WHAT THE EXERCISE ASKS → Take every line from the listing below that contains "chart".

RECORDS →
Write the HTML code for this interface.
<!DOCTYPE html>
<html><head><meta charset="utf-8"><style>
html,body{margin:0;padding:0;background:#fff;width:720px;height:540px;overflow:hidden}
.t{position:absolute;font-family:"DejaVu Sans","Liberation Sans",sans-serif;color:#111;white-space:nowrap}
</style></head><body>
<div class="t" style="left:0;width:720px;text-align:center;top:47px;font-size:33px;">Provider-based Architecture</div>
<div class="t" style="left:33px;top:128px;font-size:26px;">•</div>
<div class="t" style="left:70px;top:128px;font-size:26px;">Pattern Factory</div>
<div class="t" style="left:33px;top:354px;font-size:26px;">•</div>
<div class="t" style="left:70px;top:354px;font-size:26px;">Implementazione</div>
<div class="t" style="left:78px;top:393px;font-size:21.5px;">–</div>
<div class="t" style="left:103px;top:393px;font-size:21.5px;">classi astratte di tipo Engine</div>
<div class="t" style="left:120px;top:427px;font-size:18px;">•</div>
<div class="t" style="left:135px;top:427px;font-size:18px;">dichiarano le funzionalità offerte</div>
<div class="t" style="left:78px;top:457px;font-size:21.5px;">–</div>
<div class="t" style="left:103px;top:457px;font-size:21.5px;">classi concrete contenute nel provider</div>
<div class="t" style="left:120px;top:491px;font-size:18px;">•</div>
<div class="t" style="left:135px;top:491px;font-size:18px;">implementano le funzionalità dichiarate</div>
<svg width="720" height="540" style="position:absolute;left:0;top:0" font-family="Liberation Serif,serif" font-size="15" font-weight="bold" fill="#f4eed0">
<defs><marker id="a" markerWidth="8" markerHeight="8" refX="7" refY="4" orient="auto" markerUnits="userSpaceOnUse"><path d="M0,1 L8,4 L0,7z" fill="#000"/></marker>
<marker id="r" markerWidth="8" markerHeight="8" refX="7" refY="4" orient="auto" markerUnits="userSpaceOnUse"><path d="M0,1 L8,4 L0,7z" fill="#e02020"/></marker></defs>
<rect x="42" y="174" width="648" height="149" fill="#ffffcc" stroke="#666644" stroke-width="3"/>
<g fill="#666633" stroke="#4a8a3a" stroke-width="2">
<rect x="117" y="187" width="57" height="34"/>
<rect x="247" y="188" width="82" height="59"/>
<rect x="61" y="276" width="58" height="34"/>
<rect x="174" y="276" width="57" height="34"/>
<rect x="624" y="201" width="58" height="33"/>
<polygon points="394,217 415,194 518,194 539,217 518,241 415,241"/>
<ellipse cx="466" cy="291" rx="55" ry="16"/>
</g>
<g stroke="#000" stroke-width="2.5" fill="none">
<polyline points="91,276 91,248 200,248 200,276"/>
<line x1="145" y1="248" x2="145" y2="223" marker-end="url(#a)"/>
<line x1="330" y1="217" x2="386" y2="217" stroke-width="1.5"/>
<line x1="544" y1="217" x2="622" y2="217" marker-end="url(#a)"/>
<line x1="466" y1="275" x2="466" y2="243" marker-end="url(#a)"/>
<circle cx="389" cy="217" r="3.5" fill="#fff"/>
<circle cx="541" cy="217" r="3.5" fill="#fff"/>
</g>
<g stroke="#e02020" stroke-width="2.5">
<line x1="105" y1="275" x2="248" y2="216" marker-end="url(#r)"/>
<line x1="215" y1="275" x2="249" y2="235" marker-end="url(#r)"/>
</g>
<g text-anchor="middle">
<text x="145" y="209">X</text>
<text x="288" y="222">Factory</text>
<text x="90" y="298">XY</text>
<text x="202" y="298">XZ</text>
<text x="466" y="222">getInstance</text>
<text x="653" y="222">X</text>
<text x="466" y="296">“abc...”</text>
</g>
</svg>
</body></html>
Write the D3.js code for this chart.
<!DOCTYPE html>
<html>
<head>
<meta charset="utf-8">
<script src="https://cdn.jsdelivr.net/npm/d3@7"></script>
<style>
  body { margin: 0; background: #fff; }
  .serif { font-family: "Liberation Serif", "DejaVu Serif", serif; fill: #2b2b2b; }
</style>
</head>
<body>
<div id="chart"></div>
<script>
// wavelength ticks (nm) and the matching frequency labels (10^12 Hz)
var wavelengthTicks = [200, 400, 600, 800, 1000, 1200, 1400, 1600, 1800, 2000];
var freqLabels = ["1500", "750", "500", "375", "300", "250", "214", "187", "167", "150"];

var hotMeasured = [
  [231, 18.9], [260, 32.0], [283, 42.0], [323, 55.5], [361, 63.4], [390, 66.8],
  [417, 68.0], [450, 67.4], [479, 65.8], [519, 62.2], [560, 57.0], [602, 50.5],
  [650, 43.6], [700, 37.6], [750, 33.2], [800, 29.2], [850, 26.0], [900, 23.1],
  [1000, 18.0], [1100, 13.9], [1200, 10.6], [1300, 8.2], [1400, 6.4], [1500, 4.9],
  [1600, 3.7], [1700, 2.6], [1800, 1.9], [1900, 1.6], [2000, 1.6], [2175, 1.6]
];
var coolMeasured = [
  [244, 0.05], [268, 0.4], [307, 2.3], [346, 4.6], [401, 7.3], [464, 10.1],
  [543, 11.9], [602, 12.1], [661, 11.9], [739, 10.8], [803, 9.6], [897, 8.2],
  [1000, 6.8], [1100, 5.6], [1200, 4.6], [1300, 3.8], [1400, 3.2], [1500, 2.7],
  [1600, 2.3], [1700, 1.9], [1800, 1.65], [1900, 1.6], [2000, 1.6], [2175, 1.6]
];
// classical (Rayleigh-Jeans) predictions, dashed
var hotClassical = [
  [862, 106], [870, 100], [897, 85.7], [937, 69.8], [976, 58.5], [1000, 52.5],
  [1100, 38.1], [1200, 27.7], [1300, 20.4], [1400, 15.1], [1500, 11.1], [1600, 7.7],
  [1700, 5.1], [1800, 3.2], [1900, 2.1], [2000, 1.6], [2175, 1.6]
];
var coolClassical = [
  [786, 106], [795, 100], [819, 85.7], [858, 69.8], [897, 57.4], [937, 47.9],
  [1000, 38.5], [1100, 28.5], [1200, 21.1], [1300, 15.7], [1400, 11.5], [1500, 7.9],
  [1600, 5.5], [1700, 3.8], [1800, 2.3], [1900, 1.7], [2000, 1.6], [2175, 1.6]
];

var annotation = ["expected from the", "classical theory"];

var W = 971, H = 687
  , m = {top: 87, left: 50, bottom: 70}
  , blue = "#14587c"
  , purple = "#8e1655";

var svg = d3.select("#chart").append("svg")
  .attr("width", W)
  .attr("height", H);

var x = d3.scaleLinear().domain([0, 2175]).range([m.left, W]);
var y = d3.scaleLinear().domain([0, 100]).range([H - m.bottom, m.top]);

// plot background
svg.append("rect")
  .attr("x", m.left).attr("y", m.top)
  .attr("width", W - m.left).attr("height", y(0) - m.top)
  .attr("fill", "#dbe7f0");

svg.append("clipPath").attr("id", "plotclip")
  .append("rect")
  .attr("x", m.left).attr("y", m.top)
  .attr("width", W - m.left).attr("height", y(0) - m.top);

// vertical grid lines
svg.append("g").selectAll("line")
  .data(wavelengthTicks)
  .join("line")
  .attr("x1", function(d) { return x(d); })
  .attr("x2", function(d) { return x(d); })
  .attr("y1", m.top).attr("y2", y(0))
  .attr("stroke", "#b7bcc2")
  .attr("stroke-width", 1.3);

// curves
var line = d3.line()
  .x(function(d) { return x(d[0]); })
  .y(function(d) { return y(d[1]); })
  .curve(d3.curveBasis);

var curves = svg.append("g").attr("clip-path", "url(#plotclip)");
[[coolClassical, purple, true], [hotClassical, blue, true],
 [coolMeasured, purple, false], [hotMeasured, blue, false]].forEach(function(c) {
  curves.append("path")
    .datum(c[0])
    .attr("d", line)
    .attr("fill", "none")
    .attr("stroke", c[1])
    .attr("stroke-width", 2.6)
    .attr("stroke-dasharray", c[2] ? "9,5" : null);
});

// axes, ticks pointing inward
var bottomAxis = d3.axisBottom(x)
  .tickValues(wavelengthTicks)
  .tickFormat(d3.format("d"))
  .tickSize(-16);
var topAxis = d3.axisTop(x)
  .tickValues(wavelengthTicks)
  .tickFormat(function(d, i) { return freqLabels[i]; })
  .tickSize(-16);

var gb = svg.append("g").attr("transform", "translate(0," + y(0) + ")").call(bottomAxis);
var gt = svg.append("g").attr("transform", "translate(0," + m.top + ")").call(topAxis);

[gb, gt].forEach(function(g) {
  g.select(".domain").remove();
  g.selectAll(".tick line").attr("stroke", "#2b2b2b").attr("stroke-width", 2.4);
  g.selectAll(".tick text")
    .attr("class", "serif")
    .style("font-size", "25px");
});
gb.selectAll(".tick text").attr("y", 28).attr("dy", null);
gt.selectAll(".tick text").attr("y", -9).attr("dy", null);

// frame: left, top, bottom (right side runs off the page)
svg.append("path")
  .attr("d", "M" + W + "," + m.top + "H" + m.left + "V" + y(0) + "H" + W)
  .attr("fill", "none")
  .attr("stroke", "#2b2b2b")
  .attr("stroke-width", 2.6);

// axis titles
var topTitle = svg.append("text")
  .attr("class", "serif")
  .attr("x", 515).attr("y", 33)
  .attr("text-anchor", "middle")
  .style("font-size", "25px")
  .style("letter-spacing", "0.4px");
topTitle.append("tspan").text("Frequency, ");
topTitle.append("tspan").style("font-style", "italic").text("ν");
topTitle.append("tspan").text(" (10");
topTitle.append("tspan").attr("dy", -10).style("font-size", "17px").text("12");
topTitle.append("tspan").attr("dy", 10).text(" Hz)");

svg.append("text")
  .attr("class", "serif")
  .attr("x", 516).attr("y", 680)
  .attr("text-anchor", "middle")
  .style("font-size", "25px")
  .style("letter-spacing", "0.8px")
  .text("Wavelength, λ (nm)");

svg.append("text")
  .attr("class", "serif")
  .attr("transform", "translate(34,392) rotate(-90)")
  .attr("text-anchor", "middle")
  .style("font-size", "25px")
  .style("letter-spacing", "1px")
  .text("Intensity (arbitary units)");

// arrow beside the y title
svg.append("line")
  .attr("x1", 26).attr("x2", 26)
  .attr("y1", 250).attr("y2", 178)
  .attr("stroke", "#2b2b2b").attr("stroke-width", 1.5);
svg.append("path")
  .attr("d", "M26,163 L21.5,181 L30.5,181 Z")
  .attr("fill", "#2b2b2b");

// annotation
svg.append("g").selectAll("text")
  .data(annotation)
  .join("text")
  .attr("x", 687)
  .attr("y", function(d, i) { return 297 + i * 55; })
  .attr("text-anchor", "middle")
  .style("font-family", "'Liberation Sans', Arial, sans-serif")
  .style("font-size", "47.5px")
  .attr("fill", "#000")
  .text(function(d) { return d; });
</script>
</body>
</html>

COMPLETED EXERCISE →
Write the D3.js code for this chart.
<div id="chart"></div>
var svg = d3.select("#chart").append("svg")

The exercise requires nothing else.